** What is being asked **
Begin with the first line and repeat exactly through the line containing "(j4) at (257.6,2970);"; leave every image out.

** Dataset section **

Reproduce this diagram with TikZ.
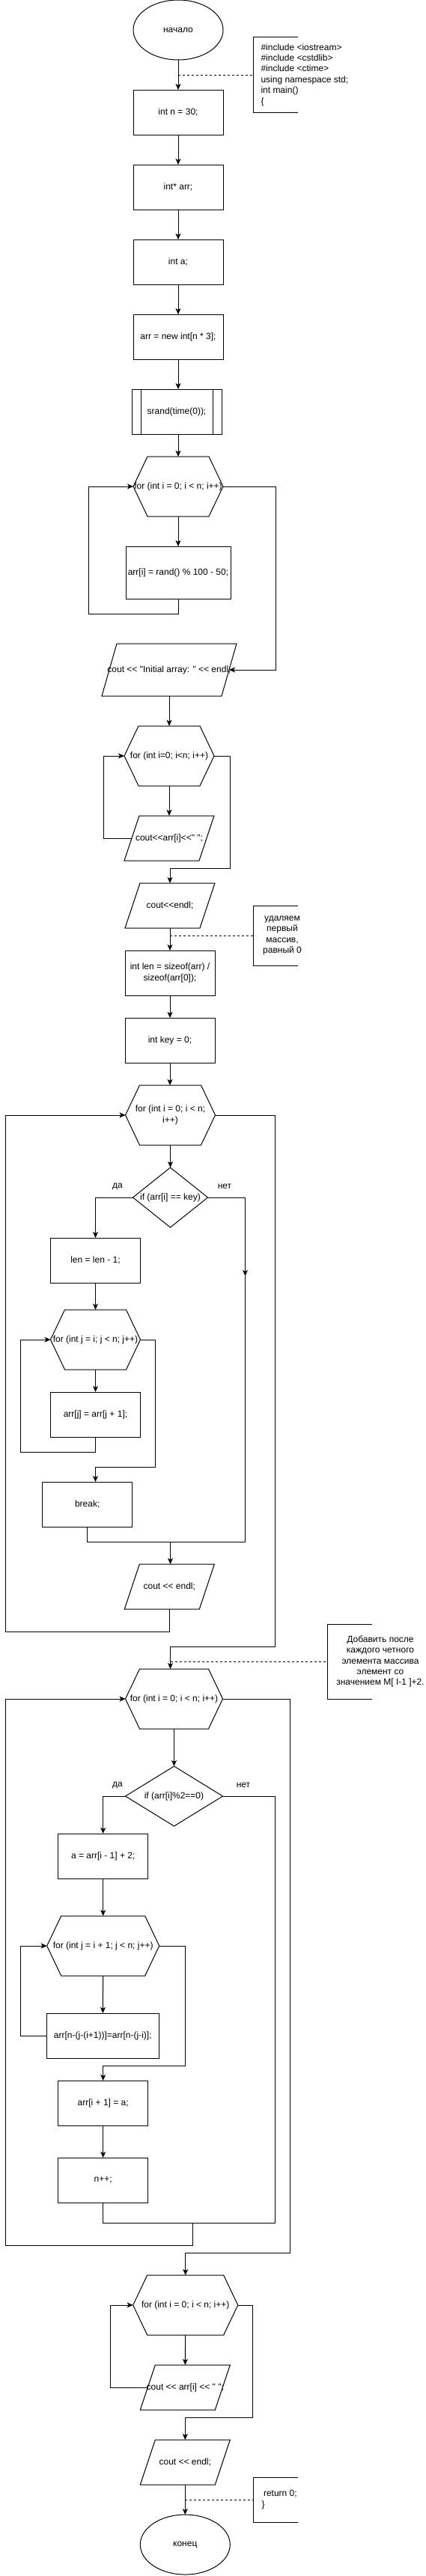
\documentclass[tikz,border=0pt]{standalone}
\usepackage{fontspec}
\setmainfont{Liberation Sans}[Ligatures=TeXOff]
\usetikzlibrary{shapes.geometric,arrows.meta,calc}
\tikzset{
  base/.style={inner sep=0pt, outer sep=0pt, align=center, font=\fontsize{12}{14.4}\selectfont},
  sz/.style 2 args={minimum width=#1pt, minimum height=#2pt},
  proc/.style={base, draw, rectangle},
  term/.style={base, draw, ellipse},
  plain/.style={base},
  arr/.style={-{Stealth[length=8pt,width=7pt,inset=2pt]}},
  dsh/.style={dash pattern=on 3pt off 3pt}
}
\newcommand\hexout[1]{\draw ([xshift=19pt]#1.north west) -- ([xshift=-19pt]#1.north east) -- (#1.east) -- ([xshift=-19pt]#1.south east) -- ([xshift=19pt]#1.south west) -- (#1.west) -- cycle;}
\newcommand\paraout[1]{\draw ([xshift=20pt]#1.north west) -- (#1.north east) -- ([xshift=-20pt]#1.south east) -- (#1.south west) -- cycle;}
\newcommand\diaout[1]{\draw (#1.north) -- (#1.east) -- (#1.south) -- (#1.west) -- cycle;}
\newcommand\noteout[1]{\draw (#1.north east) -- (#1.north west) -- (#1.south west) -- (#1.south east);}
\newcommand\procout[1]{\draw (#1.north west) rectangle (#1.south east); \draw ([xshift=12pt]#1.north west) -- ([xshift=12pt]#1.south west); \draw ([xshift=-12pt]#1.north east) -- ([xshift=-12pt]#1.south east);}
\begin{document}
\begin{tikzpicture}[x=1pt,y=-1pt,line width=1pt]
\fill[white] (0,0) rectangle (568,3442);
\useasboundingbox (0,0) rectangle (568,3442);
\coordinate (lx) at (7.2,0);
\coordinate (rx1) at (367.8,0);
\coordinate (c2200) at (227.5,2200);
\coordinate (j1) at (327.5,2060);
\coordinate (j3) at (367.8,2970);
\coordinate (j4) at (257.6,2970);

% nodes
\node[term, sz={120}{80}] (start) at (238,40) {начало};
\node[plain, sz={60}{100}] (note1) at (368,100) {};
\node[base, anchor=west, align=left] (note1t) at (348.5,100) {\#include <iostream>\\\#include <cstdlib>\\\#include <ctime>\\using namespace std;\\int main()\\\{};
\node[proc, sz={120}{60}] (n30) at (238,150) {int n = 30;};
\node[proc, sz={120}{60}] (arrp) at (238,250) {int* arr;};
\node[proc, sz={120}{60}] (inta) at (238,350) {int a;};
\node[proc, sz={120}{60}] (newarr) at (238,450) {arr = new int[n * 3];};
\node[plain, sz={120}{60}] (srand) at (236,550) {srand(time(0));};
\node[plain, sz={120}{80}] (hex1) at (238,650) {for (int i = 0; i < n; i++)};
\node[proc, sz={140}{70}] (rand) at (238,765) {arr[i] = rand() \% 100 - 50;};
\node[plain, sz={180}{70}] (cout1) at (226,895) {cout << "Initial array: " << endl;};
\node[plain, sz={120}{80}] (hex2) at (226,1010) {for (int i=0; i<n; i++)};
\node[plain, sz={120}{60}] (cout2) at (226,1120) {cout<<arr[i]<<" ";};
\node[plain, sz={120}{60}] (cout3) at (227,1210) {cout<<endl;};
\node[plain, sz={60}{80}] (note2) at (368,1250) {};
\node[base] (note2t) at (377,1250) {удаляем\\первый\\массив,\\равный 0};
\node[proc, sz={120}{60}] (len) at (227,1300) {int len = sizeof(arr) /\\sizeof(arr[0]);};
\node[proc, sz={120}{60}] (key) at (227,1390) {int key = 0;};
\node[plain, sz={120}{80}] (hex3) at (227.5,1490) {for (int i = 0; i < n;\\i++)};
\node[plain, sz={100}{80}] (dia1) at (227.5,1600) {if (arr[i] == key)};
\node[base] (da1) at (157,1585) {да};
\node[base] (net1) at (300,1585) {нет};
\node[proc, sz={120}{60}] (lenm) at (127.5,1684) {len = len - 1;};
\node[plain, sz={120}{80}] (hex4) at (127.5,1790) {for (int j = i; j < n; j++)};
\node[proc, sz={120}{60}] (arrj) at (127.5,1890) {arr[j] = arr[j + 1];};
\node[proc, sz={120}{60}] (brk) at (116.7,2010) {break;};
\node[plain, sz={120}{60}] (cout4) at (226.3,2120) {cout << endl;};
\node[plain, sz={130}{80}] (hex5) at (232.5,2270) {for (int i = 0; i < n; i++)};
\node[plain, sz={60}{100}] (note3) at (467,2220) {};
\node[base] (note3t) at (508,2220) {Добавить после\\каждого четного\\элемента массива\\элемент со\\значением M[ I-1 ]+2.};
\node[plain, sz={130}{80}] (dia2) at (232.5,2400) {if (arr[i]\%2==0)};
\node[base] (da2) at (157,2385) {да};
\node[base] (net2) at (325,2385) {нет};
\node[proc, sz={120}{60}] (amr) at (137.7,2480) {a = arr[i - 1] + 2;};
\node[plain, sz={150}{80}] (hex6) at (137.7,2600) {for (int j = i + 1; j < n; j++)};
\node[proc, sz={150}{60}] (shift) at (137.3,2720) {arr[n-(j-(i+1))]=arr[n-(j-i)];};
\node[proc, sz={120}{60}] (ai1) at (137.7,2810) {arr[i + 1] = a;};
\node[proc, sz={120}{60}] (npp) at (137.7,2913) {n++;};
\node[plain, sz={140}{80}] (hex7) at (247.7,3080) {for (int i = 0; i < n; i++)};
\node[plain, sz={120}{60}] (cout5) at (247.3,3190) {cout << arr[i] << " ";};
\node[plain, sz={120}{60}] (cout6) at (247.3,3290) {cout << endl;};
\node[plain, sz={60}{60}] (note4) at (368,3340) {};
\node[base, anchor=west, align=left] (note4t) at (349.5,3340) {\hspace*{2.5pt}return 0;\\\}};
\node[term, sz={120}{80}] (end) at (247.3,3400) {конец};

% outlines
\noteout{note1}\noteout{note2}\noteout{note3}\noteout{note4}
\procout{srand}
\hexout{hex1}\hexout{hex2}\hexout{hex3}\hexout{hex4}\hexout{hex5}\hexout{hex6}\hexout{hex7}
\paraout{cout1}\paraout{cout2}\paraout{cout3}\paraout{cout4}\paraout{cout5}\paraout{cout6}
\diaout{dia1}\diaout{dia2}

% connectors
\draw[arr] (start) -- (n30);
\draw[dsh] (start.south |- note1.west) -- (note1.west);
\draw[arr] (n30) -- (arrp);
\draw[arr] (arrp) -- (inta);
\draw[arr] (inta) -- (newarr);
\draw[arr] (newarr.south) -- (newarr.south |- srand.north);
\draw[arr] (srand.south -| hex1.north) -- (hex1.north);
\draw[arr] (hex1) -- (rand);
\draw[arr] (rand.south) -- ++(0,20) -| ([xshift=-60pt]hex1.west) -- (hex1.west);
\draw[arr] (hex1.east) -- ++(70,0) |- ([xshift=-10pt]cout1.east);
\draw[arr] (cout1.south) -- (hex2.north);
\draw[arr] (hex2) -- (cout2);
\draw[arr] ([xshift=10pt]cout2.west) -- ++(-38,0) |- (hex2.west);
\draw[arr] (hex2.east) -- ++(21,0) |- ($(cout3.north)+(0,-20)$) -- (cout3.north);
\draw[arr] (cout3.south) -- (len.north);
\draw[dsh] (cout3.south |- note2.west) -- (note2.west);
\draw[arr] (len) -- (key);
\draw[arr] (key.south) -- (key.south |- hex3.north);
\draw[arr] (hex3) -- (dia1);
\draw[arr] (dia1.west) -| (lenm.north);
\draw[arr] (dia1.east) -| ($(dia1.east)+(50,105)$);
\draw ($(dia1.east)+(50,105)$) -- (j1);
\draw[arr] (lenm) -- (hex4);
\draw[arr] (hex4) -- (arrj);
\draw[arr] (arrj.south) -- ++(0,20) -| ([xshift=-40pt]hex4.west) -- (hex4.west);
\draw[arr] (hex4.east) -- ++(20,0) |- ($(hex4.south)+(0,130)$) -- ($(hex4.south)+(0,150)$);
\draw (brk.south) |- (j1);
\draw[arr] (j1 -| c2200) -- (c2200 |- cout4.north);
\draw[arr] (cout4.south) -- ++(0,30) -| (lx |- hex3.west) -- (hex3.west);
\draw[arr] (hex3.east) -- (rx1 |- hex3.east) |- (c2200) -- (c2200 |- hex5.north);
\draw[dsh] (c2200 |- note3.west) -- (note3.west);
\draw[arr] (hex5) -- (dia2);
\draw[arr] (dia2.west) -| (amr.north);
\draw (dia2.east) -| (j3);
\draw[arr] (amr) -- (hex6);
\draw[arr] (hex6) -- (shift);
\draw[arr] (shift.west) -- ++(-35,0) |- (hex6.west);
\draw[arr] (hex6.east) -- ++(35,0) |- ($(ai1.north)+(0,-20)$) -- (ai1.north);
\draw[arr] (ai1) -- (npp);
\draw (npp.south) |- (j3);
\draw[arr] (j4) -- ++(0,30) -| (lx |- hex5.west) -- (hex5.west);
\draw[arr] (hex5.east) -- ++(90,0) |- ($(hex7.north)+(0,-30)$) -- (hex7.north);
\draw[arr] (hex7) -- (cout5);
\draw[arr] ([xshift=10pt]cout5.west) -- ++(-50,0) |- (hex7.west);
\draw[arr] (hex7.east) -- ++(20,0) |- ($(cout6.north)+(0,-30)$) -- (cout6.north);
\draw[arr] (cout6) -- (end);
\draw[dsh] (cout6.south |- note4.west) -- (note4.west);
\end{tikzpicture}
\end{document}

** Problem solution **
Reproduce this diagram with TikZ.
\documentclass[tikz,border=0pt]{standalone}
\usepackage{fontspec}
\setmainfont{Liberation Sans}[Ligatures=TeXOff]
\usetikzlibrary{shapes.geometric,arrows.meta,calc}
\tikzset{
  base/.style={inner sep=0pt, outer sep=0pt, align=center, font=\fontsize{12}{14.4}\selectfont},
  sz/.style 2 args={minimum width=#1pt, minimum height=#2pt},
  proc/.style={base, draw, rectangle},
  term/.style={base, draw, ellipse},
  plain/.style={base},
  arr/.style={-{Stealth[length=8pt,width=7pt,inset=2pt]}},
  dsh/.style={dash pattern=on 3pt off 3pt}
}
\newcommand\hexout[1]{\draw ([xshift=19pt]#1.north west) -- ([xshift=-19pt]#1.north east) -- (#1.east) -- ([xshift=-19pt]#1.south east) -- ([xshift=19pt]#1.south west) -- (#1.west) -- cycle;}
\newcommand\paraout[1]{\draw ([xshift=20pt]#1.north west) -- (#1.north east) -- ([xshift=-20pt]#1.south east) -- (#1.south west) -- cycle;}
\newcommand\diaout[1]{\draw (#1.north) -- (#1.east) -- (#1.south) -- (#1.west) -- cycle;}
\newcommand\noteout[1]{\draw (#1.north east) -- (#1.north west) -- (#1.south west) -- (#1.south east);}
\newcommand\procout[1]{\draw (#1.north west) rectangle (#1.south east); \draw ([xshift=12pt]#1.north west) -- ([xshift=12pt]#1.south west); \draw ([xshift=-12pt]#1.north east) -- ([xshift=-12pt]#1.south east);}
\begin{document}
\begin{tikzpicture}[x=1pt,y=-1pt,line width=1pt]
\fill[white] (0,0) rectangle (568,3442);
\useasboundingbox (0,0) rectangle (568,3442);
\coordinate (lx) at (7.2,0);
\coordinate (rx1) at (367.8,0);
\coordinate (c2200) at (227.5,2200);
\coordinate (j1) at (327.5,2060);
\coordinate (j3) at (367.8,2970);
\coordinate (j4) at (257.6,2970);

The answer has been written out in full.